The Foreign Language Curriculum Committee proposed the name change for the title of the district program to the World Language Program. In view of the changing community, local and international foreign language programs, particularly in the United States, are selecting more appropriate titles. World Language is the official program title for the Alaska Department of Education.
The Anchorage School District serves an increasing population of students whose home language is not English, but in fact, Spanish, Russian, German, French, or Japanese, languages which have historically been referred to as “foreign” in the district Program of Studies. These languages are taught in our schools as second languages and are no longer considered “foreign” to all students. Over 80 languages are represented by the students served in the district’s bilingual program. The true definition of the term “foreign” according to Webster is: “1. situated outside one’s own country, province, locality. 2. of, from, or characteristic of another country or countries.” The word “foreign” itself connotes the unfamiliar, the unknown, and to some, a feeling of us and them. No longer are the languages taught in our district foreign to our total school population.

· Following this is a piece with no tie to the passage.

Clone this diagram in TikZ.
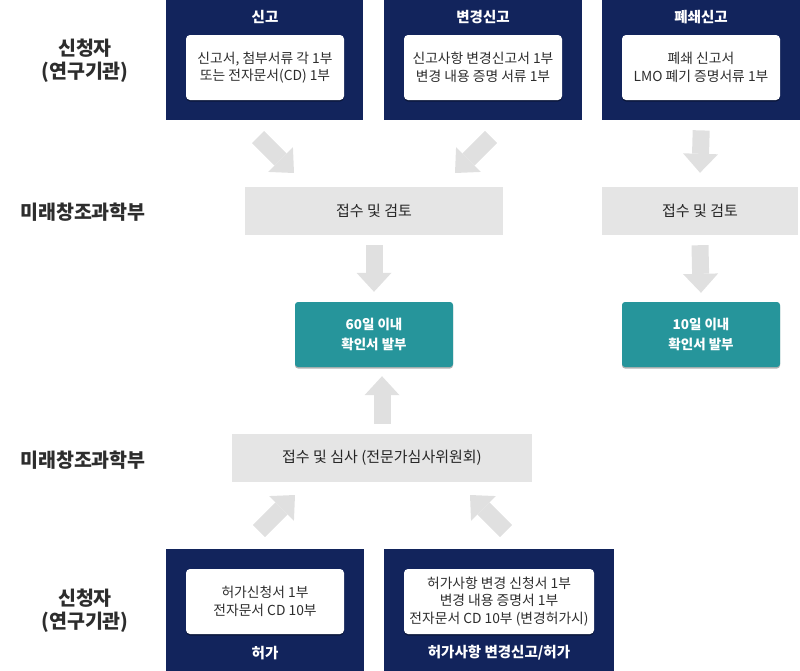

In addition to the increasing number of bilingual students in our district are those students whose heritage language is Y’upik, Inupiaq, Athabascan, or Tlingit. The Alaska native languages and other Native American languages are obviously not “foreign” languages and would be more easily included, rather than excluded, with the use of the term “world language.”
As second language educators who value and respect the languages and cultures of peoples around the world and within our own very global community, we propose this important name change which appropriately addresses the changing community in which we live and work.